**Brief**
Only the lines from the top of the listing below to the line that has "import plotly.graph_objects as go" should be echoed, with both ends kept and pictures left out.

**** Recorded information ****

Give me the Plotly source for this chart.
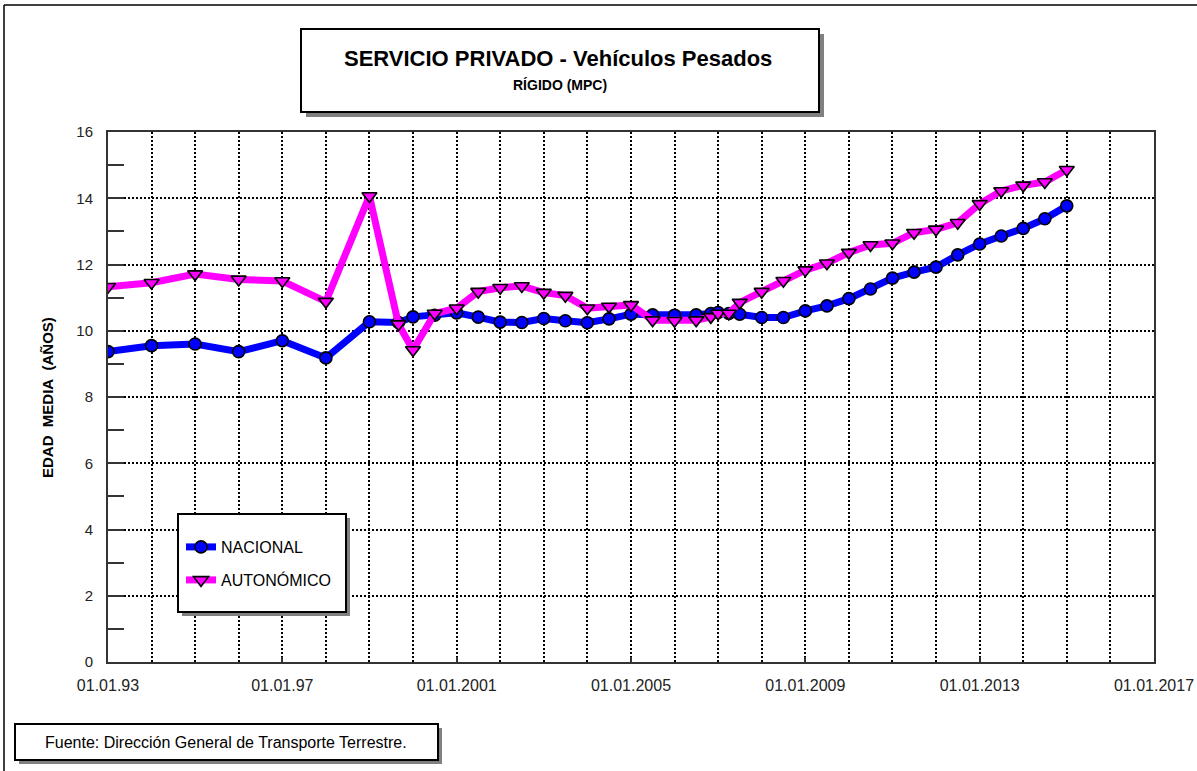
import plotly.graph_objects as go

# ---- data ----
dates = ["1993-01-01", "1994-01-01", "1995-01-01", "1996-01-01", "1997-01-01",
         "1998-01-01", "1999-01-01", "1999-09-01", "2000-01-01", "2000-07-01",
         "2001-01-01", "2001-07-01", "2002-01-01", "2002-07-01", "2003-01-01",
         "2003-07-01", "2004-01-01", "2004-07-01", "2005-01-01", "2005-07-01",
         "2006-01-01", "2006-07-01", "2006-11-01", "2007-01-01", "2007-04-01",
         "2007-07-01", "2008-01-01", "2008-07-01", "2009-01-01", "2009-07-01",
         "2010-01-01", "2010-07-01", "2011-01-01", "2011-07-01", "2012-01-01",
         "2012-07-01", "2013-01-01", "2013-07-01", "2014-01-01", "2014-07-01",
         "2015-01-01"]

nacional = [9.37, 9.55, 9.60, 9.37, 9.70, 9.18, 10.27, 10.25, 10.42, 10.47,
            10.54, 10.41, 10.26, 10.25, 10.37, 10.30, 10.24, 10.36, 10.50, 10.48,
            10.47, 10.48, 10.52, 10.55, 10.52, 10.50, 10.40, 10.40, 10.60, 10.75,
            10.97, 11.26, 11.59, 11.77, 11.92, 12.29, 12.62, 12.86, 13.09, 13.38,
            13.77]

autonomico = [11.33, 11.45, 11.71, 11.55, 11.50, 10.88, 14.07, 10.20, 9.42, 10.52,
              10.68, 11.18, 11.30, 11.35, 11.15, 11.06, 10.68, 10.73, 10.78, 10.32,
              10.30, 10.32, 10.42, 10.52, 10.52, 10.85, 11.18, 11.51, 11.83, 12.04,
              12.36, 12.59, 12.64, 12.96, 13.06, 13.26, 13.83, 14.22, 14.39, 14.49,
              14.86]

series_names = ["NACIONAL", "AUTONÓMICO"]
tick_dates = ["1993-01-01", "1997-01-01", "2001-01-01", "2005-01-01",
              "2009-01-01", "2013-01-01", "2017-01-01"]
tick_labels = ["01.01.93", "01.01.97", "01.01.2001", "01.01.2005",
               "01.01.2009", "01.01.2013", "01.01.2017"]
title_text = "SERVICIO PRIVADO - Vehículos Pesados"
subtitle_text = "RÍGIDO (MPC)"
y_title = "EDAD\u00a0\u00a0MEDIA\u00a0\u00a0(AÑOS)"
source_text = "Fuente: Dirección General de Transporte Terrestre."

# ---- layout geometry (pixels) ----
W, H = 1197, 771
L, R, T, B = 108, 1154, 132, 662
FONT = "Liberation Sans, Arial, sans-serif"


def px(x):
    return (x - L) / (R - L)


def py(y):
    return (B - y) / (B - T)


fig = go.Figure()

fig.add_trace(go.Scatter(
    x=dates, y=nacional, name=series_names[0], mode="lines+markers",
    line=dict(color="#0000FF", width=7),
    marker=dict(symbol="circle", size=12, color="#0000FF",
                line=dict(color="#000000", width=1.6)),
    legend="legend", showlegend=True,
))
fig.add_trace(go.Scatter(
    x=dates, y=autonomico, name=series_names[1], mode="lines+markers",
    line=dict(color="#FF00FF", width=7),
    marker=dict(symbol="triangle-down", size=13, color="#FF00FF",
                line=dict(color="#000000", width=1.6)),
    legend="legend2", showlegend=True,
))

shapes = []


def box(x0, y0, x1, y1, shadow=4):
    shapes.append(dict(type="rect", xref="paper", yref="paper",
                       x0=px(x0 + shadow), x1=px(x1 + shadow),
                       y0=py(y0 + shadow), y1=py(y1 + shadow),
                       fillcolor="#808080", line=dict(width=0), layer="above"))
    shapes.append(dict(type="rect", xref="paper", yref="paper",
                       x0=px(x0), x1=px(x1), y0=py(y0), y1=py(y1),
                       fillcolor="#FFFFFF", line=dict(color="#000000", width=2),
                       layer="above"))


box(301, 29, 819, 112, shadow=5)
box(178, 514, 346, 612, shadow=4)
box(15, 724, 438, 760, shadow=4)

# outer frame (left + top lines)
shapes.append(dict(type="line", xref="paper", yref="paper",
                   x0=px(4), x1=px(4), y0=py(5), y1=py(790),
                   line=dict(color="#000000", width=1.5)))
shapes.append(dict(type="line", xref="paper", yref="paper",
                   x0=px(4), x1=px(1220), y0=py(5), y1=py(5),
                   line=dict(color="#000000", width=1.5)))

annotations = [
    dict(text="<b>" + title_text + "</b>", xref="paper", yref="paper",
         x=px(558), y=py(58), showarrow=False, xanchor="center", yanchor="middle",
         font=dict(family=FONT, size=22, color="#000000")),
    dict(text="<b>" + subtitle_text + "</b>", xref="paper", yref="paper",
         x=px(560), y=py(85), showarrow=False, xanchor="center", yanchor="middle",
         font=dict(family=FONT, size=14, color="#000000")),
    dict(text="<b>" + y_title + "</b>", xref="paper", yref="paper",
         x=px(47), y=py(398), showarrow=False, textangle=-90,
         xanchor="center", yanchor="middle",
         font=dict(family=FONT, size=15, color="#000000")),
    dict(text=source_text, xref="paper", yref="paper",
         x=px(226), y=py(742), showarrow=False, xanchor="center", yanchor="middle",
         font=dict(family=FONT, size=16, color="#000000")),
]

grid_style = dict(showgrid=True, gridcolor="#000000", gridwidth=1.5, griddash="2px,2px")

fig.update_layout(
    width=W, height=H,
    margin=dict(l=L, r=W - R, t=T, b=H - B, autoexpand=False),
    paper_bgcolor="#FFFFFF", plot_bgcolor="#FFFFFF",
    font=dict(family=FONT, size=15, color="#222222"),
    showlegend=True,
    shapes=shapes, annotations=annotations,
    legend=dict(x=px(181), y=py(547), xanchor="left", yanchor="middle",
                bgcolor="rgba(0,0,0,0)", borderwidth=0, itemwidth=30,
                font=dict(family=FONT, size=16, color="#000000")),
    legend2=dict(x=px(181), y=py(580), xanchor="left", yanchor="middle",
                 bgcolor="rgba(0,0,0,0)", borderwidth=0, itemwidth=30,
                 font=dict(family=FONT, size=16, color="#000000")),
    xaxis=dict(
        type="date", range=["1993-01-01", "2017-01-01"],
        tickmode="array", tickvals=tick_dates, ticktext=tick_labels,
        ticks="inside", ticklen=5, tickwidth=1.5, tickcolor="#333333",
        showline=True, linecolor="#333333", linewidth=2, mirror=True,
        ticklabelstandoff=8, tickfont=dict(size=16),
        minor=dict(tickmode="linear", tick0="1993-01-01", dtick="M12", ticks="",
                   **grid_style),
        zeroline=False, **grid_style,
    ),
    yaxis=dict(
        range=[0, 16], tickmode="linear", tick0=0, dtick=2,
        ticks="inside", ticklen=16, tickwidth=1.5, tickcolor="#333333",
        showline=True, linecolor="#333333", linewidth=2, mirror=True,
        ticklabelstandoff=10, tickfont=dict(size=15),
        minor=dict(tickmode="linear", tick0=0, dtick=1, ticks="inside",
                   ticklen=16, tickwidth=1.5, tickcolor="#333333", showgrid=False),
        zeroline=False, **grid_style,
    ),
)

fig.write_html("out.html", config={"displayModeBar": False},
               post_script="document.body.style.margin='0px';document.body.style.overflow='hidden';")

****

**Complete answer**
Give me the Plotly source for this chart.
import plotly.graph_objects as go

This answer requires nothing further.